#### [To be done]
Both end lines count: copy exactly from the line that contains "Clone this chart in Chart.js." to the line that contains "['Nov-13', 'May-14', 'Nov-14', 'May-15', 'Nov-15', 'May-16'];", and only those lines.

#### [Exercise data]
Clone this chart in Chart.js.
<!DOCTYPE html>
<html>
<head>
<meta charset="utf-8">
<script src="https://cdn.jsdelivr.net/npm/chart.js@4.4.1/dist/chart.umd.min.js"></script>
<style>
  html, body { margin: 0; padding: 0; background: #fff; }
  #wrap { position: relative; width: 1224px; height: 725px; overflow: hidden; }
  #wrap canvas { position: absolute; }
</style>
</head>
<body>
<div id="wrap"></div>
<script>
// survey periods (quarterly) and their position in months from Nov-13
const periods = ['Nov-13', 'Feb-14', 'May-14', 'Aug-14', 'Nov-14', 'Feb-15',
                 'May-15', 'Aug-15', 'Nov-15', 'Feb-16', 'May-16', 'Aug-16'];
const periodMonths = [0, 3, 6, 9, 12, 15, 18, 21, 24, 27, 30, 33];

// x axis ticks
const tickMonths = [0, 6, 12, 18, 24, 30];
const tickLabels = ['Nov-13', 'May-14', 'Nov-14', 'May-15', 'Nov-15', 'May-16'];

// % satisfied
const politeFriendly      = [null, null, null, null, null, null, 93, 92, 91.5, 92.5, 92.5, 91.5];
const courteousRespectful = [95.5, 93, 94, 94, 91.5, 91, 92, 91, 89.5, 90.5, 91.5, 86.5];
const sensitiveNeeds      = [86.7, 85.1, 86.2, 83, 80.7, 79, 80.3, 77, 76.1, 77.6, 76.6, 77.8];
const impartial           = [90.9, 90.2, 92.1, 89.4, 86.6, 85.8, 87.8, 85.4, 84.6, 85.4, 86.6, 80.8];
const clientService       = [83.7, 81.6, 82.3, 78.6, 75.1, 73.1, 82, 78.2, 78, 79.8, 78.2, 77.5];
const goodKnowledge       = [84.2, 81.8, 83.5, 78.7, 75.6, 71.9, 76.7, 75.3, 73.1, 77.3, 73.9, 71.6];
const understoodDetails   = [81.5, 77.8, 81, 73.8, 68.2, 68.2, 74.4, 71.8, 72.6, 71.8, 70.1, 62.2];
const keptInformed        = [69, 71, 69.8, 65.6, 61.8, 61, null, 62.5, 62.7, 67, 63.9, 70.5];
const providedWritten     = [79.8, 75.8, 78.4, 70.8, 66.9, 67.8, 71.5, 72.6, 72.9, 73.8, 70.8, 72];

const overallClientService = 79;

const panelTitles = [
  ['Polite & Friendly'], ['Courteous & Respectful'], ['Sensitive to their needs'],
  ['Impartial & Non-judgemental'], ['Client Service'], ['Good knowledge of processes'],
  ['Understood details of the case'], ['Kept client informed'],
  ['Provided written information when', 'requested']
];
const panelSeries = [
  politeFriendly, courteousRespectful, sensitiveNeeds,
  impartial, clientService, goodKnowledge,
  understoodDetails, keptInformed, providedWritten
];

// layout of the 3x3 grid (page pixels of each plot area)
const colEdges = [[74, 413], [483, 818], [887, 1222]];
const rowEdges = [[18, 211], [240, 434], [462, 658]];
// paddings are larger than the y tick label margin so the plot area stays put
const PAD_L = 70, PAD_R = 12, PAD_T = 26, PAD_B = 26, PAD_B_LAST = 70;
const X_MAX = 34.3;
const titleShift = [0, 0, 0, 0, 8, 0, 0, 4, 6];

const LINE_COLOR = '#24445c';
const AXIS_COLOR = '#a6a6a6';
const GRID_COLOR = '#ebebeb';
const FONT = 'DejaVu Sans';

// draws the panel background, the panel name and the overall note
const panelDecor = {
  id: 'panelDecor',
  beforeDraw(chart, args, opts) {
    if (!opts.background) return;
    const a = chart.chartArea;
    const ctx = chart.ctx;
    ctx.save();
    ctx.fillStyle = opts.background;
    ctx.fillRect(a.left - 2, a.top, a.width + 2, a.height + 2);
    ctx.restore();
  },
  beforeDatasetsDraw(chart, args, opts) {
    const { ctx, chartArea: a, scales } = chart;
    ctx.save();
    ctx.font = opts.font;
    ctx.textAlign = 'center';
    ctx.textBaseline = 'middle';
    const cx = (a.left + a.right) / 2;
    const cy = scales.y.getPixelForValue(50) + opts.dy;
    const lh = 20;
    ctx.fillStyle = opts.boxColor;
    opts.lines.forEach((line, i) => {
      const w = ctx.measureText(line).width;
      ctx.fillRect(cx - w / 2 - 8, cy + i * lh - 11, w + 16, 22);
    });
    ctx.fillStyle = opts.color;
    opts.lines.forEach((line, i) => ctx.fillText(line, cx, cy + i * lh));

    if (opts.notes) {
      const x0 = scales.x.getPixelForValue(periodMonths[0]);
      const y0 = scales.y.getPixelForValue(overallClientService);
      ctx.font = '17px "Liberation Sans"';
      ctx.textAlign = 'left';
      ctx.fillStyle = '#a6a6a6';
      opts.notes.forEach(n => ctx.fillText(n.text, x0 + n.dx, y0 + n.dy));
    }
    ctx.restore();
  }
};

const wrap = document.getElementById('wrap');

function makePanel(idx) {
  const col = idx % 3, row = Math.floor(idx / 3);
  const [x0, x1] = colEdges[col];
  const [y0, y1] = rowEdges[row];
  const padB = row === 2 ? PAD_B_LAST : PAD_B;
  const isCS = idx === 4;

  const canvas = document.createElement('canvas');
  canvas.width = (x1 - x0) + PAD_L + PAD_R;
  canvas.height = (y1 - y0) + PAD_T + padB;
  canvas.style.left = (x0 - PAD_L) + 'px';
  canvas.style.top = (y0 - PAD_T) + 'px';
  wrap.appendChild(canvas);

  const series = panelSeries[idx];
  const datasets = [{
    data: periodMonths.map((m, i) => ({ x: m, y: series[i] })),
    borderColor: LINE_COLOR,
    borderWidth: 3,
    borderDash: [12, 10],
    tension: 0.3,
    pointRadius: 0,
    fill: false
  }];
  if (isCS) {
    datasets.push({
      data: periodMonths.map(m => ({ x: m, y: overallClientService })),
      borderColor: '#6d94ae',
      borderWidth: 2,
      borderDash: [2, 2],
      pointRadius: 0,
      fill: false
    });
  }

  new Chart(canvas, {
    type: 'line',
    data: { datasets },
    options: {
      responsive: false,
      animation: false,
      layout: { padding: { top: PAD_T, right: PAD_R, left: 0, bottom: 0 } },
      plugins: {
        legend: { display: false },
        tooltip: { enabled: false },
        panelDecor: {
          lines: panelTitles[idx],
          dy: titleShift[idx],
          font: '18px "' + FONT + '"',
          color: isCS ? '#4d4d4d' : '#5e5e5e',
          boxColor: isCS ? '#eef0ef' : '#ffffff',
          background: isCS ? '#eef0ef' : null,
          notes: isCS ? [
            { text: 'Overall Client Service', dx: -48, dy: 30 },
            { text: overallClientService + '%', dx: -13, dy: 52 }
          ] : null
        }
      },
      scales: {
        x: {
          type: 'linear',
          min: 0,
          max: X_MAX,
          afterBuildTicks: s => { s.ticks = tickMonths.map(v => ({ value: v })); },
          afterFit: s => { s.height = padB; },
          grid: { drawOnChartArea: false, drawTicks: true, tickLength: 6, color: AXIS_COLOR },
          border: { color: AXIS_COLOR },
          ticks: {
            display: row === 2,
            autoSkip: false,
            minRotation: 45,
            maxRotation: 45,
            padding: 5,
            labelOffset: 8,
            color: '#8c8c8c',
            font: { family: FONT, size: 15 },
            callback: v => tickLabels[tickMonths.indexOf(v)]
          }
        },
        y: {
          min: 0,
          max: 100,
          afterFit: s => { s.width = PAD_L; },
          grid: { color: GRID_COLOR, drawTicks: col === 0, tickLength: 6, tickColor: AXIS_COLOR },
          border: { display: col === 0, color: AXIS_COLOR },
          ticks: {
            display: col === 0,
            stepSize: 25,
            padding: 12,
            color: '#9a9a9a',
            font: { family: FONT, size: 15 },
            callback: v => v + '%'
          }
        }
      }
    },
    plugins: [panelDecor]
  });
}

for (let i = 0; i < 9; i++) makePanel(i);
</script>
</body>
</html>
---
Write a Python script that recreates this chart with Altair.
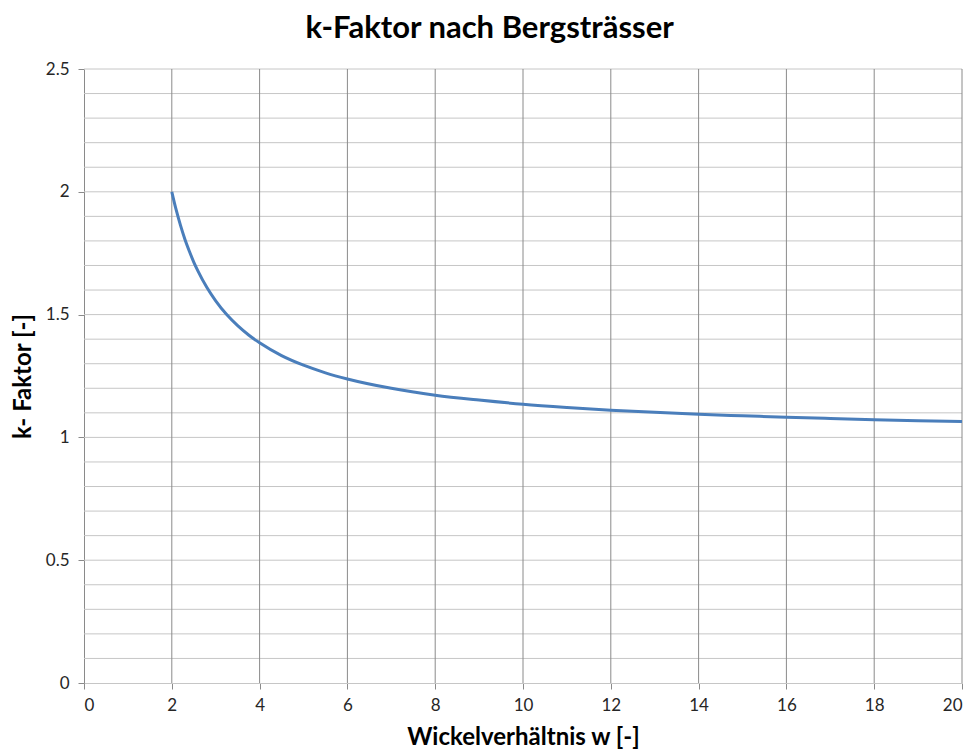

#### [Solution to this problem]
Clone this chart in Chart.js.
<!DOCTYPE html>
<html>
<head>
<meta charset="utf-8">
<script src="https://cdn.jsdelivr.net/npm/chart.js@4.4.1/dist/chart.umd.min.js"></script>
<style>
  html, body { margin: 0; padding: 0; background: #fff; }
  #wrap { position: relative; width: 1224px; height: 725px; overflow: hidden; }
  #wrap canvas { position: absolute; }
</style>
</head>
<body>
<div id="wrap"></div>
<script>
// survey periods (quarterly) and their position in months from Nov-13
const periods = ['Nov-13', 'Feb-14', 'May-14', 'Aug-14', 'Nov-14', 'Feb-15',
                 'May-15', 'Aug-15', 'Nov-15', 'Feb-16', 'May-16', 'Aug-16'];
const periodMonths = [0, 3, 6, 9, 12, 15, 18, 21, 24, 27, 30, 33];

// x axis ticks
const tickMonths = [0, 6, 12, 18, 24, 30];
const tickLabels = ['Nov-13', 'May-14', 'Nov-14', 'May-15', 'Nov-15', 'May-16'];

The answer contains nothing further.